Metro Weekly

Richard Grenell, openly gay U.S. ambassador to Germany, has reportedly received death threats

Direct threats against an ambassador are rare, but are generally tied to disagreements over U.S. policy, officials say

Richard Grenell — Photo: U.S. Consulate Munich / Wiki Commons

Richard Grenell, the ambassador to Germany and highest-ranking out LGBTQ person in the Trump administration, has been receiving threats, including at least one against his life, reports CNN.

A photo of one letter seen by CNN sent directly to Grenell told him to leave Germany or he would be killed. The letter was signed by the “Society for the New Truth,” and was one of several threats sent to the U.S. embassy, according to a source close to the investigation and two State Department officials.

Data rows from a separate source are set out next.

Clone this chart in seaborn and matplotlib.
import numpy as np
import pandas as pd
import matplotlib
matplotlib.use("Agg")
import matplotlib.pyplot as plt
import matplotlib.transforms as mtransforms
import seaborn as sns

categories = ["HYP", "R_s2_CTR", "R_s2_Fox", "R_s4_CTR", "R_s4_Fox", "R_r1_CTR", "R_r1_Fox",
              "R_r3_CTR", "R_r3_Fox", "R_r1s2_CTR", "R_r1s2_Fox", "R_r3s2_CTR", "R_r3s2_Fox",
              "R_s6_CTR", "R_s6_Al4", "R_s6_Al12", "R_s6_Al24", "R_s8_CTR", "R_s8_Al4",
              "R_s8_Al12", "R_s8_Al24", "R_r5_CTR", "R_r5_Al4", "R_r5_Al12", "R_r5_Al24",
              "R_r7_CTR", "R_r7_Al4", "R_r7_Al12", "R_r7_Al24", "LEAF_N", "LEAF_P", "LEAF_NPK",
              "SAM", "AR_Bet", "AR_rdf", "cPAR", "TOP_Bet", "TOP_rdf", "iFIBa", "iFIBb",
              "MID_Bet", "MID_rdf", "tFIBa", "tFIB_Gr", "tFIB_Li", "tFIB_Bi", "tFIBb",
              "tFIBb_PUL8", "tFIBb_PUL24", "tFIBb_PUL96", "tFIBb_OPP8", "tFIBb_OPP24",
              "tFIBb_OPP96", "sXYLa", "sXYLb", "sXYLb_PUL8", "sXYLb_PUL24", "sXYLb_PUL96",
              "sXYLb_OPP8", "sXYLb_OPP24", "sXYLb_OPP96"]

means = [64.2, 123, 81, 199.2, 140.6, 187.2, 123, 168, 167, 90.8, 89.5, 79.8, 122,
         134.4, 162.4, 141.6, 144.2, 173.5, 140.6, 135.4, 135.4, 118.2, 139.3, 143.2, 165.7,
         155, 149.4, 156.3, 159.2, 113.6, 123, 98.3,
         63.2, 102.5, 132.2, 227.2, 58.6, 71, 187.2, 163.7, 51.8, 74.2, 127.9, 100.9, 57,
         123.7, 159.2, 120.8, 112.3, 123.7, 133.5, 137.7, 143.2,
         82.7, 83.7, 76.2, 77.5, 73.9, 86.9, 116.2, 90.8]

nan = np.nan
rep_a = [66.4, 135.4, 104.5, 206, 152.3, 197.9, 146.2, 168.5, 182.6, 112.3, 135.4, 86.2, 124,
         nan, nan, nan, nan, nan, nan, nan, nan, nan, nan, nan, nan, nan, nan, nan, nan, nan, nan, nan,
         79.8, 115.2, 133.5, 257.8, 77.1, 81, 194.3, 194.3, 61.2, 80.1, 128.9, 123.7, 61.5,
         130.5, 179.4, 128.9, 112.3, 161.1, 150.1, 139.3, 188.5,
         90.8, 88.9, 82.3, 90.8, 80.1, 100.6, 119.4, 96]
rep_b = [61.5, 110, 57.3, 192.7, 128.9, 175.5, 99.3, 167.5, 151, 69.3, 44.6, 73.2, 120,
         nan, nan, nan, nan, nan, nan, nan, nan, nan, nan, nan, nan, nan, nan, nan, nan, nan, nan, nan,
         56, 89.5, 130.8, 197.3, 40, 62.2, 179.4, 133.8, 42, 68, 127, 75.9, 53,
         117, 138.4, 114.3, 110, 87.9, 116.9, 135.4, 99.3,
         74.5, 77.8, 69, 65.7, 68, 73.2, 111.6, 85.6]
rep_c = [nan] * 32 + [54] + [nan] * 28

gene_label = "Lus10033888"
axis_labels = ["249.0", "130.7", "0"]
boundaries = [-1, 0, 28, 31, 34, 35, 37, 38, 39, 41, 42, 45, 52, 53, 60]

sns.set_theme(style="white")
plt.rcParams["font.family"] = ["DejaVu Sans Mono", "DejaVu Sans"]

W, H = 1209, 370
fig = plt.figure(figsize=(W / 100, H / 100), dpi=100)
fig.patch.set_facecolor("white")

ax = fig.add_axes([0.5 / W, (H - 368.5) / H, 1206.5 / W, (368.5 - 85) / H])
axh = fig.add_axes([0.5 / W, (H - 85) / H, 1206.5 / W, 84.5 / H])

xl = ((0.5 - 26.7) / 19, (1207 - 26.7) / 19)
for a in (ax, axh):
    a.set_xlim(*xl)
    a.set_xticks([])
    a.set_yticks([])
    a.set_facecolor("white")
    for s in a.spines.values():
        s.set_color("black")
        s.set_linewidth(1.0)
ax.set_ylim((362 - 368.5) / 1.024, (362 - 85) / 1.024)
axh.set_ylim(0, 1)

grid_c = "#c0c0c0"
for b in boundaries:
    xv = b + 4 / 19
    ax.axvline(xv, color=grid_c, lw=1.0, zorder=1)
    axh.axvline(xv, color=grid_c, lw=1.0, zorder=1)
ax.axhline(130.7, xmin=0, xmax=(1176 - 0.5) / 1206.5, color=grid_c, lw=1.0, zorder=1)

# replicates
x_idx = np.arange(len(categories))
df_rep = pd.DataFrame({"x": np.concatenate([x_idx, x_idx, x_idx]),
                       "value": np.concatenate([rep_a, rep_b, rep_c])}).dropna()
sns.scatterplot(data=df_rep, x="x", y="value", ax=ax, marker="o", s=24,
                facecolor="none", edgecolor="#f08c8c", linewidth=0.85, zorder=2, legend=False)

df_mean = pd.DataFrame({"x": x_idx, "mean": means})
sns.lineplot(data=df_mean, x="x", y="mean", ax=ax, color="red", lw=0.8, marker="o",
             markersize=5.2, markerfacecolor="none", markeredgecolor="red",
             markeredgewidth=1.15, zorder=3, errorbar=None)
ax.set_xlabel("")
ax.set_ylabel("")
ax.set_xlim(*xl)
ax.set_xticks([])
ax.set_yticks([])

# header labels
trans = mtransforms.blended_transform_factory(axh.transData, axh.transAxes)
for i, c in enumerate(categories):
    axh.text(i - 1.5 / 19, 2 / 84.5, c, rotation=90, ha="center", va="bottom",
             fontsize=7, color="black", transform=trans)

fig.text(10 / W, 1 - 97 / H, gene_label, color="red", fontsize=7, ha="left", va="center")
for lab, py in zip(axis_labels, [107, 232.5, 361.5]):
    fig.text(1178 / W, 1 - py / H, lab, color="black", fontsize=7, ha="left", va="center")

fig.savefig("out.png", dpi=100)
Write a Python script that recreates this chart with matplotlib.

A spokesman for the ambassador, Joseph Giordono-Scholz, told CNN that “we do not publicly discuss security issues and procedures.”

Grenell, a former Republican Party operative and spokesman to the United Nations, is considered by some in Germany (especially on the political Left) to be “controversial,” employing a more blunt, less diplomatic approach in service of the Trump administration’s global priorities.

He has previously butted heads with the German government officials, businesses, and the media, by opposing Germany’s pursuit of a natural gas pipeline to Russia, its use of Chinese technology, and its business contracts and other dealings with Iran.

According to CNN, the 52-year-old envoy has become a polarizing figure in his host country, prompting some German citizens to begin planning a large protest against him earlier this year. The Feb. 3 event was supposed to be called “The Big Grenell Payback,” but was halted after police intervened. The organizer had reportedly been incensed by Grenell’s opposition to the natural gas pipeline with Russia.

It’s Grenell’s outspokenness and willingness to attack and criticize the German government and media that may have led to him being targeted in the first place. 

Fred Burton, a former Diplomatic Security special agent and deputy chief of the State Department’s counter-terror division, said death threats are an “unusual occurrence. It’s more probable to get threats directed at the Secretary of State, unless of course that ambassador is a very prominent official.”

At least two of the threats directed against Grenell included an unidentified white powder and came in suspicious envelopes with no return address, according to a source familiar with the incidents.

A former senior U.S. government official said that an incident involving an envelope with white powder “happens a few dozen times a year around the world, but it really changes year to year because it tends to be tied to U.S. policy.”

“These things happen more after a U.S. action that people don’t like,” the official said. “Normally, you get threats more against an embassy in general, ‘we’re going to bomb you’ or something. But I’ve seen direct death threats against an ambassador before, in Senegal, over a trade issue, in Tunisia, tied to the Gulf War, as well as in Israel.”

Burton agreed, saying that the occurrence of incidents involving white powder in envelopes is rare, but “ebbs and flows, based on current events.”

According to officials, all mail to the embassy is screened off-site, so the envelopes containing white powder did not cause a disruption or evacuation of the embassy.

The State Department’s internal alert about the threats said that Berlin police were investigating. Neither the Berlin police nor Germany’s federal police could confirm any investigations into threats against the ambassador, but the country’s strict privacy laws often prevent police from commenting on ongoing investigations.

One State Department source said the FBI was also investigating the threats, but the agency did not respond to requests for comment.